| DATASET EXCERPT |
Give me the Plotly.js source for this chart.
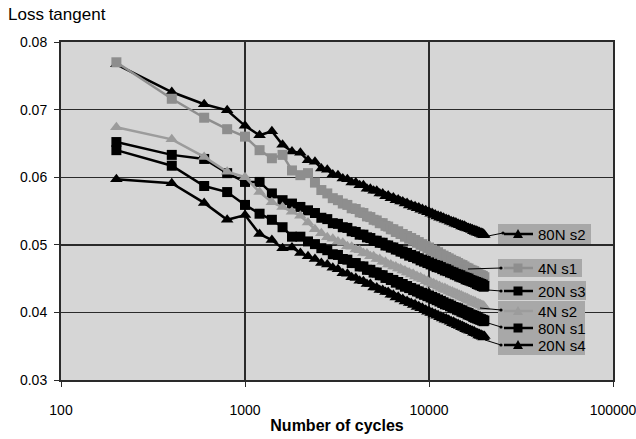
<!DOCTYPE html>
<html>
<head>
<meta charset="utf-8">
<script src="https://cdn.plot.ly/plotly-3.0.1.min.js"></script>
<style>html,body{margin:0;padding:0;background:#fff;}#chart{width:636px;height:439px;}</style>
</head>
<body>
<div id="chart"></div>
<script>
const cycles = [200,400,600,800,1000,1200,1400,1600,1800,2000,
2200,2400,2600,2800,3000,3200,3400,3600,3800,4000,
4200,4400,4600,4800,5000,5200,5400,5600,5800,6000,
6200,6400,6600,6800,7000,7200,7400,7600,7800,8000,
8200,8400,8600,8800,9000,9200,9400,9600,9800,10000,
10200,10400,10600,10800,11000,11200,11400,11600,11800,12000,
12200,12400,12600,12800,13000,13200,13400,13600,13800,14000,
14200,14400,14600,14800,15000,15200,15400,15600,15800,16000,
16200,16400,16600,16800,17000,17200,17400,17600,17800,18000,
18200,18400,18600,18800,19000,19200,19400,19600,19800,20000];

const s80Ns2 = [.0767,.0726,.0708,.0699,.0676,.0662,.0668,.0648,.0638,
.0636,.0625,.0623,.0613,.0611,.0604,
.0603,.0598,.0597,.0592,.0592,.0588,.0588,.0583,.0583,.0580,.0580,.0576,.0576,.0572,.0573,
.0569,.0570,.0566,.0567,.0564,.0564,.0561,.0562,.0558,.0559,.0556,.0557,.0554,.0555,.0552,
.0553,.0550,.0551,.0548,.0549,.0546,.0547,.0544,.0545,.0542,.0543,.0540,.0542,.0539,.0540,
.0537,.0538,.0536,.0537,.0534,.0535,.0533,.0534,.0531,.0533,.0530,.0531,.0529,.0530,.0527,
.0529,.0526,.0528,.0525,.0526,.0524,.0525,.0523,.0524,.0522,.0523,.0520,.0522,.0519,.0521,
.0518,.0520,.0517,.0519,.0516,.0518,.0515,.0517,.0514,.0515];

const s4Ns1 = [.0770,.0716,.0688,.0671,.0660,.0640,.0628,.0633,.0610,
.0603,.0606,.0592,.0581,.0576,.0569,
.0566,.0561,.0559,.0554,.0553,.0548,.0547,.0542,.0541,.0537,.0536,.0532,.0532,.0528,.0527,
.0523,.0523,.0519,.0520,.0516,.0516,.0512,.0513,.0509,.0510,.0506,.0507,.0503,.0504,.0500,
.0501,.0498,.0498,.0495,.0496,.0492,.0493,.0490,.0491,.0488,.0489,.0485,.0486,.0483,.0484,
.0481,.0482,.0479,.0480,.0477,.0478,.0475,.0476,.0474,.0475,.0472,.0473,.0470,.0471,.0468,
.0470,.0467,.0468,.0465,.0466,.0464,.0465,.0462,.0463,.0461,.0462,.0459,.0461,.0458,.0459,
.0456,.0458,.0455,.0456,.0454,.0455,.0452,.0454,.0451,.0452];

const s20Ns3 = [.0652,.0633,.0627,.0606,.0593,.0593,.0576,.0566,.0561,
.0556,.0551,.0547,.0540,.0538,.0532,
.0531,.0526,.0525,.0520,.0519,.0515,.0515,.0511,.0510,.0506,.0506,.0503,.0503,.0499,.0499,
.0496,.0496,.0493,.0493,.0490,.0490,.0487,.0488,.0484,.0485,.0482,.0483,.0480,.0480,.0477,
.0478,.0475,.0476,.0473,.0474,.0471,.0472,.0469,.0470,.0467,.0469,.0466,.0467,.0464,.0465,
.0462,.0464,.0461,.0462,.0459,.0460,.0458,.0459,.0456,.0457,.0455,.0456,.0453,.0455,.0452,
.0453,.0451,.0452,.0449,.0451,.0448,.0450,.0447,.0448,.0446,.0447,.0445,.0446,.0444,.0445,
.0442,.0444,.0441,.0443,.0440,.0442,.0439,.0441,.0438,.0439];

const s4Ns2 = [.0674,.0656,.0630,.0608,.0600,.0578,.0563,.0556,.0549,
.0543,.0533,.0523,.0517,.0511,.0509,
.0505,.0503,.0498,.0497,.0493,.0492,.0488,.0487,.0483,.0483,.0479,.0479,.0475,.0475,.0471,
.0471,.0468,.0468,.0465,.0465,.0462,.0462,.0459,.0459,.0456,.0457,.0453,.0454,.0451,.0452,
.0449,.0449,.0446,.0447,.0444,.0445,.0442,.0443,.0440,.0441,.0438,.0439,.0436,.0437,.0434,
.0436,.0433,.0434,.0431,.0432,.0429,.0431,.0428,.0429,.0426,.0428,.0425,.0426,.0423,.0425,
.0422,.0423,.0421,.0422,.0419,.0421,.0418,.0419,.0417,.0418,.0415,.0417,.0414,.0416,.0413,
.0414,.0412,.0413,.0411,.0412,.0410,.0411,.0408,.0410,.0408];

const s80Ns1 = [.0640,.0617,.0587,.0578,.0559,.0546,.0537,.0526,.0512,
.0512,.0505,.0501,.0495,.0492,.0486,
.0485,.0479,.0478,.0473,.0473,.0468,.0468,.0463,.0463,.0459,.0459,.0455,.0455,.0451,.0451,
.0448,.0448,.0444,.0445,.0441,.0442,.0438,.0439,.0436,.0436,.0433,.0434,.0431,.0431,.0428,
.0429,.0426,.0427,.0424,.0425,.0422,.0423,.0420,.0421,.0418,.0419,.0416,.0417,.0414,.0415,
.0412,.0413,.0411,.0412,.0409,.0410,.0407,.0408,.0406,.0407,.0404,.0406,.0403,.0404,.0401,
.0403,.0400,.0401,.0399,.0400,.0397,.0399,.0396,.0397,.0395,.0396,.0393,.0395,.0392,.0394,
.0391,.0393,.0390,.0391,.0389,.0390,.0388,.0389,.0387,.0388];

const s20Ns4 = [.0597,.0591,.0562,.0537,.0544,.0516,.0507,.0495,.0496,
.0488,.0483,.0479,.0473,.0471,.0466,
.0464,.0458,.0457,.0452,.0451,.0447,.0446,.0442,.0442,.0437,.0437,.0433,.0433,.0430,.0430,
.0426,.0426,.0422,.0423,.0419,.0420,.0416,.0417,.0414,.0414,.0411,.0412,.0408,.0409,.0406,
.0407,.0403,.0404,.0401,.0402,.0399,.0400,.0397,.0398,.0395,.0396,.0393,.0394,.0391,.0392,
.0389,.0391,.0388,.0389,.0386,.0387,.0384,.0386,.0383,.0384,.0381,.0383,.0380,.0381,.0378,
.0380,.0377,.0378,.0375,.0377,.0374,.0375,.0373,.0374,.0372,.0373,.0370,.0372,.0369,.0370,
.0368,.0369,.0366,.0368,.0365,.0367,.0364,.0366,.0363,.0365];

const seriesNames = ['80N s2','4N s1','20N s3','4N s2','80N s1','20N s4'];
const seriesValues = [s80Ns2, s4Ns1, s20Ns3, s4Ns2, s80Ns1, s20Ns4];
const xTickVals = [100, 1000, 10000, 100000];
const xTickText = ['100', '1000', '10000', '100000'];

const styles = [
  {color:'#000000', symbol:'triangle-up', size:11},
  {color:'#8e8e8e', symbol:'square', size:10},
  {color:'#000000', symbol:'square', size:10},
  {color:'#9c9c9c', symbol:'triangle-up', size:11},
  {color:'#000000', symbol:'square', size:10},
  {color:'#000000', symbol:'triangle-up', size:11}
];
const FONT = 'Liberation Sans, Arial, sans-serif';

const traces = seriesNames.map((name, k) => ({
  type:'scatter', mode:'lines+markers', name:name,
  x:cycles, y:seriesValues[k],
  line:{color:styles[k].color, width:2.5},
  marker:{color:styles[k].color, symbol:styles[k].symbol, size:styles[k].size},
  showlegend:false
}));

// ---- label-box decoration (pixel -> paper helpers) ----
const px = x => (x - 61) / 552;
const py = y => (380 - y) / 338;
const boxes = [[498,224,591,244],[498,259,582,277],[498,281,586,300],[498,301,585,355]];
const labelY = [234, 268, 291, 311, 328, 345];
const leaders = [
  [488,236,503,233],
  [468,269,501,268],
  [488,290,501,291],
  [480,308,501,310],
  [488,323,501,327],
  [485,340,501,345]
];
const shapes = [];
boxes.forEach(b => shapes.push({type:'rect', xref:'paper', yref:'paper', layer:'above',
  x0:px(b[0]), x1:px(b[2]), y0:py(b[3]), y1:py(b[1]), fillcolor:'#a8a8a8', line:{width:0}}));
leaders.forEach(l => {
  shapes.push({type:'line', xref:'paper', yref:'paper', x0:px(l[0]), y0:py(l[1]), x1:px(l[2]), y1:py(l[3]), line:{color:'#000', width:1}});
  shapes.push({type:'circle', xref:'paper', yref:'paper', x0:px(l[2]-1.6), y0:py(l[3]+1.6), x1:px(l[2]+1.6), y1:py(l[3]-1.6), fillcolor:'#000', line:{width:0}});
});
labelY.forEach((yy, k) => {
  const c = styles[k].color;
  shapes.push({type:'line', xref:'paper', yref:'paper', x0:px(504), x1:px(533), y0:py(yy), y1:py(yy), line:{color:c, width:2.5}});
  const cx = 518;
  if (styles[k].symbol === 'square') {
    shapes.push({type:'rect', xref:'paper', yref:'paper', x0:px(cx-4.5), x1:px(cx+4.5), y0:py(yy+4.5), y1:py(yy-4.5), fillcolor:c, line:{width:0}});
  } else {
    const p = 'M' + px(cx-5) + ',' + py(yy+4) + ' L' + px(cx+5) + ',' + py(yy+4) + ' L' + px(cx) + ',' + py(yy-5) + ' Z';
    shapes.push({type:'path', xref:'paper', yref:'paper', path:p, fillcolor:c, line:{width:0}});
  }
});
const annotations = seriesNames.map((name, k) => ({
  text:name, xref:'paper', yref:'paper', x:px(536), y:py(labelY[k]), xanchor:'left', yanchor:'middle',
  showarrow:false, font:{family:FONT, size:15, color:'#000'}
}));

const layout = {
  width:636, height:439,
  margin:{l:61, r:23, t:42, b:59},
  paper_bgcolor:'#ffffff', plot_bgcolor:'#d6d6d6',
  font:{family:FONT, size:14, color:'#000'},
  title:{text:'Loss tangent', x:8/636, xanchor:'left', xref:'container', y:1-14/439, yanchor:'middle', yref:'container', font:{family:FONT, size:17, color:'#000'}},
  xaxis:{type:'log', range:[2,5], tickvals:xTickVals, ticktext:xTickText,
    showgrid:true, gridcolor:'#2a2a2a', gridwidth:1.4,
    showline:true, linecolor:'#2a2a2a', linewidth:2, mirror:true,
    ticks:'outside', ticklen:5, tickcolor:'#2a2a2a', ticklabelstandoff:11,
    ticklabeloverflow:'allow',
    tickfont:{family:FONT, size:14},
    title:{text:'<b>Number of cycles</b>', font:{family:FONT, size:16}, standoff:3},
    zeroline:false, automargin:false},
  yaxis:{range:[0.03,0.08], dtick:0.01, tick0:0.03, tickformat:'.2f',
    showgrid:true, gridcolor:'#2a2a2a', gridwidth:1.4,
    showline:true, linecolor:'#2a2a2a', linewidth:2, mirror:true,
    ticks:'outside', ticklen:5, tickcolor:'#2a2a2a', ticklabelstandoff:4,
    tickfont:{family:FONT, size:14},
    zeroline:false, automargin:false},
  shapes:shapes,
  annotations:annotations,
  showlegend:false
};

Plotly.newPlot('chart', traces, layout, {staticPlot:true, displayModeBar:false});
</script>
</body>
</html>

| SHORT TASK |
Starting with the first line of the data above and ending with the line containing "18200,18400,18600,18800,19000,19200,19400,19600,19800,20000];", please restate every line exactly, leaving images out.

| WRITTEN RESPONSE |
Give me the Plotly.js source for this chart.
<!DOCTYPE html>
<html>
<head>
<meta charset="utf-8">
<script src="https://cdn.plot.ly/plotly-3.0.1.min.js"></script>
<style>html,body{margin:0;padding:0;background:#fff;}#chart{width:636px;height:439px;}</style>
</head>
<body>
<div id="chart"></div>
<script>
const cycles = [200,400,600,800,1000,1200,1400,1600,1800,2000,
2200,2400,2600,2800,3000,3200,3400,3600,3800,4000,
4200,4400,4600,4800,5000,5200,5400,5600,5800,6000,
6200,6400,6600,6800,7000,7200,7400,7600,7800,8000,
8200,8400,8600,8800,9000,9200,9400,9600,9800,10000,
10200,10400,10600,10800,11000,11200,11400,11600,11800,12000,
12200,12400,12600,12800,13000,13200,13400,13600,13800,14000,
14200,14400,14600,14800,15000,15200,15400,15600,15800,16000,
16200,16400,16600,16800,17000,17200,17400,17600,17800,18000,
18200,18400,18600,18800,19000,19200,19400,19600,19800,20000];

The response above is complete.